Bisogna ricordare che, secondo stime di Assomineraria, l’upstream, cioè la filiera di esplorazione e produzione (E&P) in Italia ed estero, vale il 2,1% del Pil italiano e con lo Sblocca Italia comporterebbe un aumento sul Pil dello 0,5%, mentre secondo il rapporto “World Travel & Tourism Council”, l’Italia ha ricavato nel 2013 dalle attività turistiche (compreso l’indotto), il 10,3% del proprio PIL.
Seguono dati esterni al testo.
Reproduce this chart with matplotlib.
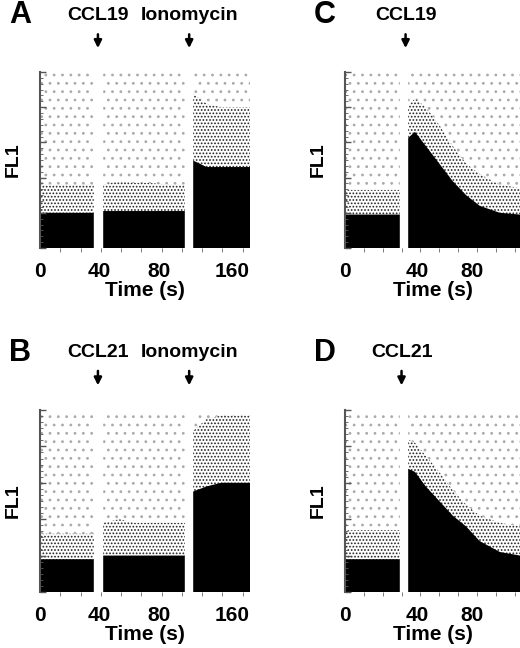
import matplotlib
matplotlib.use("Agg")
import matplotlib.pyplot as plt
import numpy as np

plt.rcParams['font.family'] = ['Liberation Sans', 'DejaVu Sans']
plt.rcParams['hatch.linewidth'] = 0.8

# Time grid (s) and envelopes (fraction of FL1 axis)
t_AB = [0, 10, 20, 30, 37, 43, 55, 65, 75, 90, 100, 105, 115, 125, 135, 145]
A_dense = [0.20, 0.20, 0.20, 0.20, 0.20, 0.21, 0.21, 0.21, 0.21, 0.21, 0.21, 0.50, 0.46, 0.46, 0.46, 0.46]
A_speck = [0.36, 0.36, 0.36, 0.36, 0.36, 0.36, 0.38, 0.37, 0.37, 0.36, 0.36, 0.88, 0.82, 0.80, 0.80, 0.80]
B_dense = [0.18, 0.18, 0.18, 0.18, 0.18, 0.20, 0.20, 0.20, 0.20, 0.20, 0.20, 0.55, 0.58, 0.60, 0.60, 0.60]
B_speck = [0.32, 0.32, 0.32, 0.32, 0.32, 0.38, 0.40, 0.38, 0.38, 0.38, 0.38, 0.88, 0.95, 0.97, 0.97, 0.97]
gaps_AB = [(37, 43), (100, 105)]

t_CD = [0, 10, 20, 30, 41, 46, 52, 60, 70, 80, 90, 100, 115, 130]
C_dense = [0.19, 0.19, 0.19, 0.19, 0.19, 0.62, 0.66, 0.58, 0.48, 0.38, 0.30, 0.24, 0.20, 0.19]
C_speck = [0.33, 0.33, 0.33, 0.33, 0.33, 0.80, 0.85, 0.80, 0.70, 0.58, 0.48, 0.42, 0.36, 0.34]
D_dense = [0.18, 0.18, 0.18, 0.18, 0.18, 0.68, 0.66, 0.58, 0.50, 0.42, 0.36, 0.28, 0.22, 0.20]
D_speck = [0.34, 0.34, 0.34, 0.34, 0.34, 0.84, 0.82, 0.75, 0.66, 0.56, 0.48, 0.42, 0.38, 0.36]
gaps_CD = [(41, 46)]

tick_pos_AB = [0, 41, 82, 133]
tick_lab_AB = ['0', '40', '80', '160']
tick_pos_CD = [0, 54, 94]
tick_lab_CD = ['0', '40', '80']

fig = plt.figure(figsize=(5.2, 6.48), dpi=100)
W, H = 520, 648

def make(rect, t, dense, speck, gaps, xmax, tp, tl, letter, arrows):
    x0, y0, x1, y1 = rect
    ax = fig.add_axes([x0 / W, 1 - y1 / H, (x1 - x0) / W, (y1 - y0) / H])
    ax.fill_between(t, 0, 1, facecolor='white', hatch='..', edgecolor='#aaaaaa', linewidth=0)
    ax.fill_between(t, 0, speck, facecolor='white', hatch='.....', edgecolor='#222222', linewidth=0)
    ax.fill_between(t, 0, dense, facecolor='black', linewidth=0)
    for g0, g1 in gaps:
        ax.axvspan(g0, g1, color='white', zorder=3)
    ax.set_xlim(0, xmax)
    ax.set_ylim(0, 1)
    for s in ['top', 'right', 'bottom']:
        ax.spines[s].set_visible(False)
    ax.spines['left'].set_linewidth(1.5)
    ax.spines['left'].set_color('#555555')
    ax.set_yticks(np.linspace(0, 1, 6))
    ax.set_yticks(np.linspace(0, 1, 31), minor=True)
    ax.tick_params(axis='y', labelleft=False, length=4, width=1, direction='in', color='#555555')
    ax.tick_params(axis='y', which='minor', length=2, direction='in', color='#555555')
    ax.set_xticks(tp)
    ax.set_xticks(np.arange(0, xmax, 14), minor=True)
    ax.set_xticklabels(tl, fontsize=15, fontweight='bold')
    ax.tick_params(axis='x', length=0, pad=10)
    ax.tick_params(axis='x', which='minor', length=3, color='#666666')
    ax.set_xlabel('Time (s)', fontsize=15, fontweight='bold', labelpad=0)
    ax.set_ylabel('FL1', fontsize=14, fontweight='bold', labelpad=10)
    fig.text((x0 - 31) / W, 1 - (y0 - 57) / H, letter, fontsize=22, fontweight='bold', va='center')
    for xs, lab in arrows:
        ax.annotate('', xy=(xs, 1.12), xytext=(xs, 1.23), xycoords=('data', 'axes fraction'),
                    arrowprops=dict(arrowstyle='-|>', color='black', lw=1.8, mutation_scale=11))
        ax.text(xs, 1.27, lab, transform=ax.get_xaxis_transform(), ha='center', va='bottom',
                fontsize=14, fontweight='bold')
    return ax

make((40, 72, 250, 248), t_AB, A_dense, A_speck, gaps_AB, 145, tick_pos_AB, tick_lab_AB, 'A',
     [(40, 'CCL19'), (103, 'Ionomycin')])
make((40, 410, 250, 592), t_AB, B_dense, B_speck, gaps_AB, 145, tick_pos_AB, tick_lab_AB, 'B',
     [(40, 'CCL21'), (103, 'Ionomycin')])
make((345, 72, 520, 248), t_CD, C_dense, C_speck, gaps_CD, 130, tick_pos_CD, tick_lab_CD, 'C',
     [(45, 'CCL19')])
make((345, 410, 520, 592), t_CD, D_dense, D_speck, gaps_CD, 130, tick_pos_CD, tick_lab_CD, 'D',
     [(42, 'CCL21')])

fig.savefig('out.png', dpi=100)
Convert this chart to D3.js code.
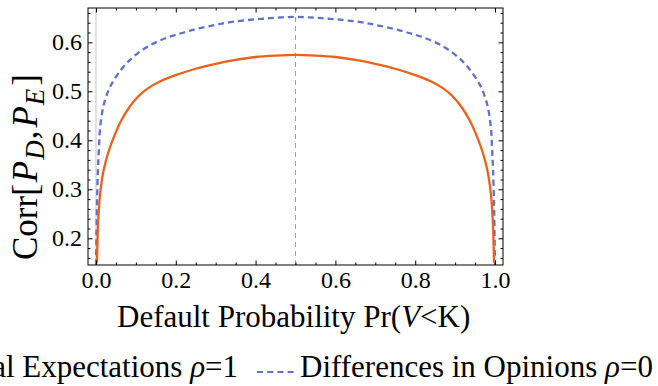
<!DOCTYPE html>
<html>
<head>
<meta charset="utf-8">
<script src="https://cdn.jsdelivr.net/npm/d3@7"></script>
<style>
  body { margin: 0; background: #fff; }
  svg { display: block; }
  text { font-family: "Liberation Serif", "Times New Roman", serif; fill: #000; }
</style>
</head>
<body>
<svg id="chart" width="658" height="386"></svg>
<script>
// tick values
const xTicks = [0, 0.2, 0.4, 0.6, 0.8, 1.0];
const yTicks = [0.2, 0.3, 0.4, 0.5, 0.6];

// rational expectations, rho = 1 (solid orange)
const rationalP = [0.0025, 0.005, 0.0075, 0.01, 0.015, 0.02, 0.03, 0.043, 0.063, 0.084, 0.105, 0.13, 0.16, 0.2, 0.25, 0.3, 0.35, 0.4, 0.45, 0.5,
  0.55, 0.6, 0.65, 0.7, 0.75, 0.8, 0.84, 0.87, 0.895, 0.916, 0.937, 0.957, 0.97, 0.98, 0.985, 0.99, 0.9925, 0.995, 0.9975];
const rationalCorr = [0.150, 0.225, 0.262, 0.288, 0.320, 0.342, 0.373, 0.403, 0.440, 0.468, 0.489, 0.506, 0.520, 0.533, 0.546, 0.556, 0.564, 0.570, 0.573, 0.5745,
  0.573, 0.570, 0.564, 0.556, 0.546, 0.533, 0.520, 0.506, 0.489, 0.468, 0.440, 0.403, 0.373, 0.342, 0.320, 0.288, 0.262, 0.225, 0.150];

// differences in opinions, rho = 0 (dashed blue)
const opinionsP = [0.0003, 0.001, 0.0025, 0.005, 0.0075, 0.01, 0.0175, 0.025, 0.034, 0.045, 0.063, 0.08, 0.105, 0.14, 0.18, 0.22, 0.256, 0.3, 0.336, 0.4, 0.45, 0.5,
  0.55, 0.6, 0.664, 0.7, 0.744, 0.78, 0.82, 0.86, 0.895, 0.92, 0.937, 0.955, 0.966, 0.975, 0.9825, 0.99, 0.9925, 0.995, 0.9975, 0.999, 0.9997];
const opinionsCorr = [0.145, 0.200, 0.270, 0.340, 0.385, 0.423, 0.466, 0.488, 0.507, 0.523, 0.544, 0.560, 0.578, 0.596, 0.610, 0.620, 0.628, 0.6355, 0.641, 0.647, 0.650, 0.652,
  0.650, 0.647, 0.641, 0.6355, 0.628, 0.620, 0.610, 0.596, 0.578, 0.560, 0.544, 0.523, 0.507, 0.488, 0.466, 0.423, 0.385, 0.340, 0.270, 0.200, 0.145];

const legendLabels = ["Rational Expectations ", "Differences in Opinions "];
const legendRho = ["1", "0"];

const orange = "#e8621e";
const blue = "#5f71c9";

let svg, x, y;

function setup() {
  svg = d3.select('#chart');
  x = d3.scaleLinear().domain([-0.02, 1.02]).range([88, 503]);
  y = d3.scaleLinear().domain([0.1455, 0.67]).range([265, 8]);

  svg.append('defs').append('clipPath').attr('id', 'frame-clip')
    .append('rect')
    .attr('x', 88).attr('y', 8)
    .attr('width', 415).attr('height', 257);
}

function drawGuides() {
  // vertical axis line at x = 0
  svg.append('line')
    .attr('x1', x(0)).attr('x2', x(0))
    .attr('y1', 8).attr('y2', 265)
    .attr('stroke', '#c4c4c4')
    .attr('stroke-width', 1);
  // dashed marker at 0.5
  svg.append('line')
    .attr('x1', x(0.5)).attr('x2', x(0.5))
    .attr('y1', 8).attr('y2', 265)
    .attr('stroke', '#a0a0a0')
    .attr('stroke-width', 1)
    .attr('stroke-dasharray', '5,4');
}

function drawAxes() {
  const xMinor = d3.range(0, 1.001, 0.05).filter(v => Math.abs(v * 5 - Math.round(v * 5)) > 1e-6);
  const yMinor = d3.range(0.16, 0.665, 0.02).filter(v => Math.abs(v * 10 - Math.round(v * 10)) > 1e-6);

  const axes = [
    { gen: d3.axisBottom, scale: x, pos: 'translate(0,265)', major: xTicks, minor: xMinor, labels: true },
    { gen: d3.axisTop, scale: x, pos: 'translate(0,8)', major: xTicks, minor: xMinor, labels: false },
    { gen: d3.axisLeft, scale: y, pos: 'translate(88,0)', major: yTicks, minor: yMinor, labels: true },
    { gen: d3.axisRight, scale: y, pos: 'translate(503,0)', major: yTicks, minor: yMinor, labels: false }
  ];

  axes.forEach(a => {
    const gMajor = svg.append('g')
      .attr('transform', a.pos)
      .call(a.gen(a.scale)
        .tickValues(a.major)
        .tickSizeInner(-4.5)
        .tickSizeOuter(0)
        .tickPadding(6)
        .tickFormat(a.labels ? d3.format('.1f') : ''));
    gMajor.attr('font-family', '"Liberation Serif", serif').attr('font-size', 24);
    gMajor.select('.domain').remove();
    gMajor.selectAll('text').attr('fill', '#000');

    const gMinor = svg.append('g')
      .attr('transform', a.pos)
      .call(a.gen(a.scale)
        .tickValues(a.minor)
        .tickSizeInner(-2.5)
        .tickSizeOuter(0)
        .tickFormat(''));
    gMinor.select('.domain').remove();
  });

  svg.selectAll('.tick line').attr('stroke', '#000').attr('stroke-width', 1);

  svg.append('rect')
    .attr('x', 88).attr('y', 8)
    .attr('width', 415).attr('height', 257)
    .attr('fill', 'none')
    .attr('stroke', '#000')
    .attr('stroke-width', 1);
}

function drawLines() {
  const line = d3.line()
    .x(d => x(d[0]))
    .y(d => y(d[1]))
    .curve(d3.curveCatmullRom.alpha(0.5));

  const plot = svg.append('g').attr('clip-path', 'url(#frame-clip)');

  plot.append('path')
    .datum(d3.zip(opinionsP, opinionsCorr))
    .attr('d', line)
    .attr('fill', 'none')
    .attr('stroke', blue)
    .attr('stroke-width', 2.3)
    .attr('stroke-dasharray', '6,4');

  plot.append('path')
    .datum(d3.zip(rationalP, rationalCorr))
    .attr('d', line)
    .attr('fill', 'none')
    .attr('stroke', orange)
    .attr('stroke-width', 2.3);
}

function drawLabels() {
  // x axis title
  const xt = svg.append('text')
    .attr('x', 117)
    .attr('y', 327)
    .style('font-size', '31px');
  xt.append('tspan').text('Default Probability Pr(');
  xt.append('tspan').style('font-style', 'italic').text('V');
  xt.append('tspan').text('<K)');

  // y axis title
  const yt = svg.append('text')
    .attr('transform', 'translate(37,260) rotate(-90)')
    .style('font-size', '35px');
  yt.append('tspan').text('Corr[');
  yt.append('tspan').style('font-style', 'italic').attr('dx', 2).text('P');
  yt.append('tspan').style('font-style', 'italic').style('font-size', '27px').attr('dx', 1).attr('dy', 7).text('D');
  yt.append('tspan').attr('dy', -7).attr('dx', 1).text(',');
  yt.append('tspan').style('font-style', 'italic').attr('dx', 3).text('P');
  yt.append('tspan').style('font-style', 'italic').style('font-size', '27px').attr('dx', 1).attr('dy', 7).text('E');
  yt.append('tspan').attr('dy', -7).attr('dx', 3).text(']');
}

function drawLegend() {
  const lg = svg.append('g').attr('id', 'legend');

  // first entry, right aligned so its start runs off the left edge
  const t1 = lg.append('text')
    .attr('x', 238)
    .attr('y', 377)
    .attr('text-anchor', 'end')
    .style('font-size', '31px');
  t1.append('tspan').text(legendLabels[0]);
  t1.append('tspan').style('font-style', 'italic').text('ρ');
  t1.append('tspan').text('=' + legendRho[0]);

  lg.append('line')
    .attr('x1', -40).attr('x2', -2)
    .attr('y1', 372).attr('y2', 372)
    .attr('stroke', orange)
    .attr('stroke-width', 2);

  lg.append('line')
    .attr('x1', 257).attr('x2', 296)
    .attr('y1', 372).attr('y2', 372)
    .attr('stroke', blue)
    .attr('stroke-width', 2)
    .attr('stroke-dasharray', '6,4.2');

  const t2 = lg.append('text')
    .attr('x', 300)
    .attr('y', 377)
    .style('font-size', '31px');
  t2.append('tspan').text(legendLabels[1]);
  t2.append('tspan').style('font-style', 'italic').text('ρ');
  t2.append('tspan').text('=' + legendRho[1]);
}

function main() {
  setup();
  drawGuides();
  drawLines();
  drawAxes();
  drawLabels();
  drawLegend();
}

main();
</script>
</body>
</html>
“Il territorio sta chiedendo a gran voce al Governatore Rosario Crocetta, di impugnare l’art. 38 in difesa della Sicilia, invece di puntare sull’elemosina delle royalties” dichiarano le associazioni ambientaliste. Il presidente di ANCI Sicilia Leoluca Orlando nei giorni scorsi ha ricordato, tra l’altro, che nel Canale di Sicilia, preso di mira dai petrolieri, “ le aree in cui si intende posizionare le trivelle” sono estremamente fragili data la presenza “di sistemi vulcanici sommersi tutt’ora attivi”.
Anche in Basilicata la protesta continua con in testa i sindaci, a cominciare da quelli della Val D’Agri (da dove si ricava il 70% del petrolio estratto in Italia), e grazie ad un fronte ampio di cittadini, associazioni e studenti la protesta è arrivata anche in Regione, con l’approvazione, il 4 dicembre, di una risoluzione del Consiglio Regionale che chiede al Governatore Pittella l’impugnazione delle disposizioni dell’art. 38 che umiliano i poteri regionali, ma solo dopo che si sia tentata una mediazione con il Governo per superare con una norma correttiva nella Legge di Stabilità 2015 o nell’atteso decreto “Milleproroghe”. Per gli ambientalisti c’è il forte rischio che questo modo di procedere possa dare adito ad una manovra dilatoria per poi non decidere nulla, vista la scadenza ravvicinata del 10 gennaio per l’impugnazione della legge di fronte alla Corte Costituzionale. Continua dunque anche la mobilitazione #Sbloccafuturo #Bloccaildecreto delle associazioni ambientaliste in collaborazione con la Rete degli Studenti e la raccolta delle firme, a cui hanno già aderito migliaia di cittadini lucani, per chiedere al presidente Pittella di impugnare l’articolo 38 senza ulteriori indugi.
Gli ambientalisti ricordano che le disposizione dell’articolo 38 del decreto legge n. 133/201 ora convertito nella legge n. 166/2014 consentono di applicare le procedure semplificate e accelerate sulle infrastrutture “strategiche” ad una intera categoria di interventi, senza che vengano individuate le priorità e senza che venga chiarito se al “piano delle aree”, come previsto dalle leggi vigenti, si applichi la Valutazione Ambientale Strategica. Inoltre trasferiscono d’autorità, nel marzo 2015, le procedure di VIA sulle attività a terra dalle Regioni al Ministero dell’Ambiente; compiono una forzatura rispetto alle competenze concorrenti tra Stato e Regioni, cui al vigente Titolo V della Costituzione, non prevedendo che sono necessarie “intese forti” con le Regioni; prevedono una concessione unica per ricerca e coltivazione, in contrasto con la distinzione comunitaria tra le autorizzazioni per prospezione, ricerca e coltivazione di idrocarburi; trasformano forzosamente gli studi del Ministero dell’Ambiente sul rischio subsidenza in Alto Adriatico, derivante dalle attività di prospezione, ricerca e coltivazione di idrocarburi, in “progetti sperimentali di coltivazione”; costituiscono una distorsione rispetto alla tutela estesa dell’ambiente e della biodiversità, rispetto a quanto disposto dalla Direttiva Offshore 2013/30/UE e dalla nuova Direttiva 2014/52/UE sulla Valutazione di Impatto Ambientale.